┌─ Dataset extract

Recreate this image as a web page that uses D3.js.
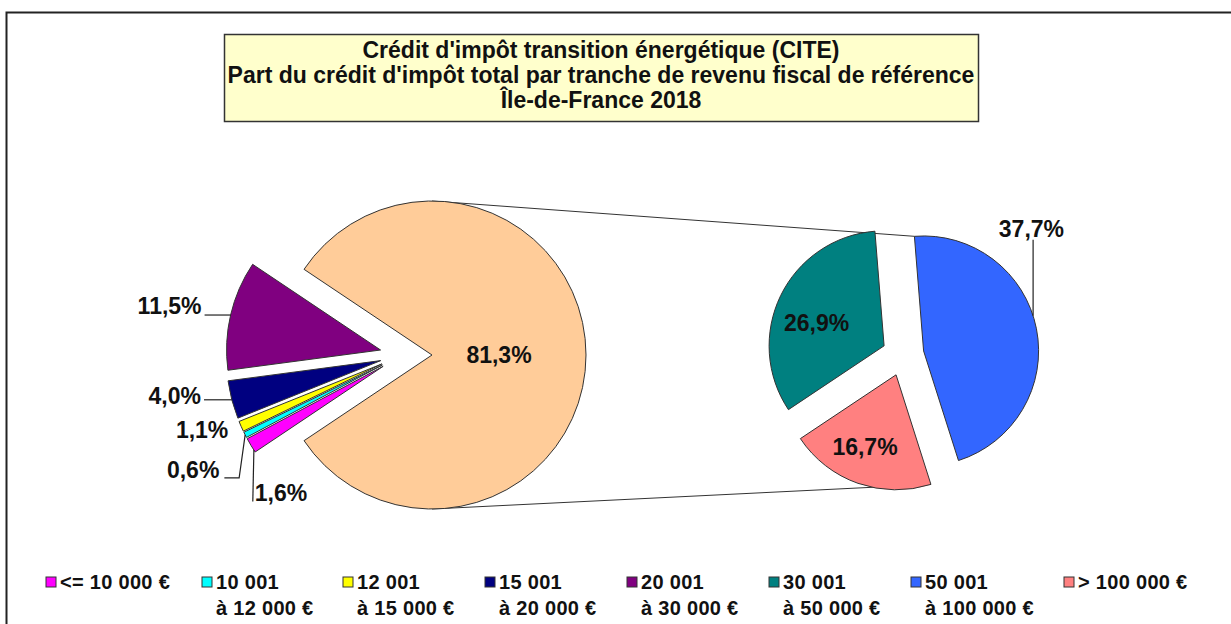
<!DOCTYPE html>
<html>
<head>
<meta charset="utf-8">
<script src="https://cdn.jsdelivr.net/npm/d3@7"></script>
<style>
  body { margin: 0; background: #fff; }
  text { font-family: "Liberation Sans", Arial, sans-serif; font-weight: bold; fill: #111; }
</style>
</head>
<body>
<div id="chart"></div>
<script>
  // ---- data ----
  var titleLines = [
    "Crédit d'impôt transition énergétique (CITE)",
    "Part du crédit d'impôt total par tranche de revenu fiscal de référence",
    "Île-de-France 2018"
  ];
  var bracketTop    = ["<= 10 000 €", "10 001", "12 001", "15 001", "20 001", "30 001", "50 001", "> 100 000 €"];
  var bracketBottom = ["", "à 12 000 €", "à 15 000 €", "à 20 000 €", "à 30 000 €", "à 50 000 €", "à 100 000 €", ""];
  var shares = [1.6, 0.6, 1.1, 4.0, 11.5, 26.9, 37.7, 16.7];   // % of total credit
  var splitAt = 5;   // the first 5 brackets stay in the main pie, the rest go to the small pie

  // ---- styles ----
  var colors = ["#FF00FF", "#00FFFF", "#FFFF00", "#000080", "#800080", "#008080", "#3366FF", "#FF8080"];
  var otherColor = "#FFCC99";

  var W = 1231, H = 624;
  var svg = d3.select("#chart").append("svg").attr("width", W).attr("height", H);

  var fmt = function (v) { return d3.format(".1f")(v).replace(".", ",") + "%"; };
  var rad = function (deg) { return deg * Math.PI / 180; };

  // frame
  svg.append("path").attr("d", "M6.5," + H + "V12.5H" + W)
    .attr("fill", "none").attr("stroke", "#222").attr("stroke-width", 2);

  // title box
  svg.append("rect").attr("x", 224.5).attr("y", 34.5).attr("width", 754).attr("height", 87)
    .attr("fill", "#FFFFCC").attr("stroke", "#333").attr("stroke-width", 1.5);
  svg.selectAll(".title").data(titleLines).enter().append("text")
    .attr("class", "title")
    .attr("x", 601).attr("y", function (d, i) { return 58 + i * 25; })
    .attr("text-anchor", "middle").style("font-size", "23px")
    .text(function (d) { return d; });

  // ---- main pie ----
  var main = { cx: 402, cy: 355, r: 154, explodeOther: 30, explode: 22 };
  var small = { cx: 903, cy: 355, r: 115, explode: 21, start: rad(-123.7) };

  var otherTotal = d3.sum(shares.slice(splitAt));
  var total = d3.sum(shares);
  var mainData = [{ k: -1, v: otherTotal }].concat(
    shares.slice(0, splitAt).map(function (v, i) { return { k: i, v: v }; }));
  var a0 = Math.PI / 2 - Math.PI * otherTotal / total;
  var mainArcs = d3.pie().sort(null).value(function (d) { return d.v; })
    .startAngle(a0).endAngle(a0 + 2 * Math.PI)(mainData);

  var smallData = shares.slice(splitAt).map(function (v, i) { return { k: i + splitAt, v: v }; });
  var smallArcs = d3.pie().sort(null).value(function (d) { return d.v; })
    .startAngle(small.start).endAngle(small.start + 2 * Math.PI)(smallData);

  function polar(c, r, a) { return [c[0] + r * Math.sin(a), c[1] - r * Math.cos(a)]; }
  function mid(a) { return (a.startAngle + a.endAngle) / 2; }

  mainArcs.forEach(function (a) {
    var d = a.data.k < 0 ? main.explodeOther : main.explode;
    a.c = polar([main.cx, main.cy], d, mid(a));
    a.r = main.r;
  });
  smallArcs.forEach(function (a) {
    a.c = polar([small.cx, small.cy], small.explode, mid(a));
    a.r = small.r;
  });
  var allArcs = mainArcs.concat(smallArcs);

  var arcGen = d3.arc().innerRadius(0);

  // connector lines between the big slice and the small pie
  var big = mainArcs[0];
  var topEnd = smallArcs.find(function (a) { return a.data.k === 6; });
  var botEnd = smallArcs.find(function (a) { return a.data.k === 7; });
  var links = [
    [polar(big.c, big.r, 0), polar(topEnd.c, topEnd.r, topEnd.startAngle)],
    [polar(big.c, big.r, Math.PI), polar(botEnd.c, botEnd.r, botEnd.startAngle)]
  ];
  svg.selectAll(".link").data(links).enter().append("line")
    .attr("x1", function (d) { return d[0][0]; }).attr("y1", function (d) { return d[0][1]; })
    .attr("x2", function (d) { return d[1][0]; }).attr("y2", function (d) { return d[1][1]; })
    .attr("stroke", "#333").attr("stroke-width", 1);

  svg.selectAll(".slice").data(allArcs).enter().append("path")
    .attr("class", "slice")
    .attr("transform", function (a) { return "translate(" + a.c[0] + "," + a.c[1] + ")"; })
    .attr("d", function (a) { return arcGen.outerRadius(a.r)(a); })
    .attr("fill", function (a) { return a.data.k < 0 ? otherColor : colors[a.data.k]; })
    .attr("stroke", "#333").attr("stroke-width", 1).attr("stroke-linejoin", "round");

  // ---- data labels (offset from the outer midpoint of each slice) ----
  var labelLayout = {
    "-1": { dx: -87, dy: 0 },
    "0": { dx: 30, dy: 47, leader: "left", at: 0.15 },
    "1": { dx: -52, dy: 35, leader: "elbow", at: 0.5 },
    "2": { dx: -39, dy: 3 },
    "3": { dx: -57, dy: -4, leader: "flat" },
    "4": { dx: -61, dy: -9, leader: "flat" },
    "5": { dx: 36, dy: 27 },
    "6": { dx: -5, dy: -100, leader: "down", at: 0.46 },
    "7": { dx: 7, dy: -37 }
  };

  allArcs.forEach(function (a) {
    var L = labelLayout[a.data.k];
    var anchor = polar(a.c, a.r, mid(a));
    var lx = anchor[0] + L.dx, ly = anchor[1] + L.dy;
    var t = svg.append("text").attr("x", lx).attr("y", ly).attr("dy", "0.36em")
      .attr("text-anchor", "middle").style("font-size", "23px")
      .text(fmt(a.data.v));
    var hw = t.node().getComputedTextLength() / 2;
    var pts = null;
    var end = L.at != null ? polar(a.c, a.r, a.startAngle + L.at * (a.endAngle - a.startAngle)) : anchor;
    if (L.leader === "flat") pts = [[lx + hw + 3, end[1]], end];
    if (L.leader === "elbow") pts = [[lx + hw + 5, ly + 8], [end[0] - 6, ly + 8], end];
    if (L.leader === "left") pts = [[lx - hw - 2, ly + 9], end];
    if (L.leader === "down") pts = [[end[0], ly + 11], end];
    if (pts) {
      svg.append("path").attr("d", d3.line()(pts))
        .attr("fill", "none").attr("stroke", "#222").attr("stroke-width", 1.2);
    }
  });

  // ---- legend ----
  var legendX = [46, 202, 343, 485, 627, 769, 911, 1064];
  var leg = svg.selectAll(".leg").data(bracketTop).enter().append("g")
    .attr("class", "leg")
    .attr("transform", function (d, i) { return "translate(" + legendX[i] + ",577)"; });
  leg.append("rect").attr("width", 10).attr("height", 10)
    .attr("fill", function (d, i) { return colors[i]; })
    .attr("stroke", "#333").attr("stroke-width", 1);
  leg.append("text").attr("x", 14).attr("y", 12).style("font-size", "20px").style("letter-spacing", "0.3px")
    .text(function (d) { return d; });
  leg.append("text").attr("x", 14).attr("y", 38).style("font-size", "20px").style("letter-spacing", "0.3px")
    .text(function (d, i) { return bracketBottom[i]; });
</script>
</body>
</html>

└─

## [Aim of the task]
Leave out the pictures. Transcribe only the lines above, from the first through the one that contains "21, start: rad(-123.7)".

## [Exercise solution]
Recreate this image as a web page that uses D3.js.
<!DOCTYPE html>
<html>
<head>
<meta charset="utf-8">
<script src="https://cdn.jsdelivr.net/npm/d3@7"></script>
<style>
  body { margin: 0; background: #fff; }
  text { font-family: "Liberation Sans", Arial, sans-serif; font-weight: bold; fill: #111; }
</style>
</head>
<body>
<div id="chart"></div>
<script>
  // ---- data ----
  var titleLines = [
    "Crédit d'impôt transition énergétique (CITE)",
    "Part du crédit d'impôt total par tranche de revenu fiscal de référence",
    "Île-de-France 2018"
  ];
  var bracketTop    = ["<= 10 000 €", "10 001", "12 001", "15 001", "20 001", "30 001", "50 001", "> 100 000 €"];
  var bracketBottom = ["", "à 12 000 €", "à 15 000 €", "à 20 000 €", "à 30 000 €", "à 50 000 €", "à 100 000 €", ""];
  var shares = [1.6, 0.6, 1.1, 4.0, 11.5, 26.9, 37.7, 16.7];   // % of total credit
  var splitAt = 5;   // the first 5 brackets stay in the main pie, the rest go to the small pie

  // ---- styles ----
  var colors = ["#FF00FF", "#00FFFF", "#FFFF00", "#000080", "#800080", "#008080", "#3366FF", "#FF8080"];
  var otherColor = "#FFCC99";

  var W = 1231, H = 624;
  var svg = d3.select("#chart").append("svg").attr("width", W).attr("height", H);

  var fmt = function (v) { return d3.format(".1f")(v).replace(".", ",") + "%"; };
  var rad = function (deg) { return deg * Math.PI / 180; };

  // frame
  svg.append("path").attr("d", "M6.5," + H + "V12.5H" + W)
    .attr("fill", "none").attr("stroke", "#222").attr("stroke-width", 2);

  // title box
  svg.append("rect").attr("x", 224.5).attr("y", 34.5).attr("width", 754).attr("height", 87)
    .attr("fill", "#FFFFCC").attr("stroke", "#333").attr("stroke-width", 1.5);
  svg.selectAll(".title").data(titleLines).enter().append("text")
    .attr("class", "title")
    .attr("x", 601).attr("y", function (d, i) { return 58 + i * 25; })
    .attr("text-anchor", "middle").style("font-size", "23px")
    .text(function (d) { return d; });

  // ---- main pie ----
  var main = { cx: 402, cy: 355, r: 154, explodeOther: 30, explode: 22 };
  var small = { cx: 903, cy: 355, r: 115, explode: 21, start: rad(-123.7) };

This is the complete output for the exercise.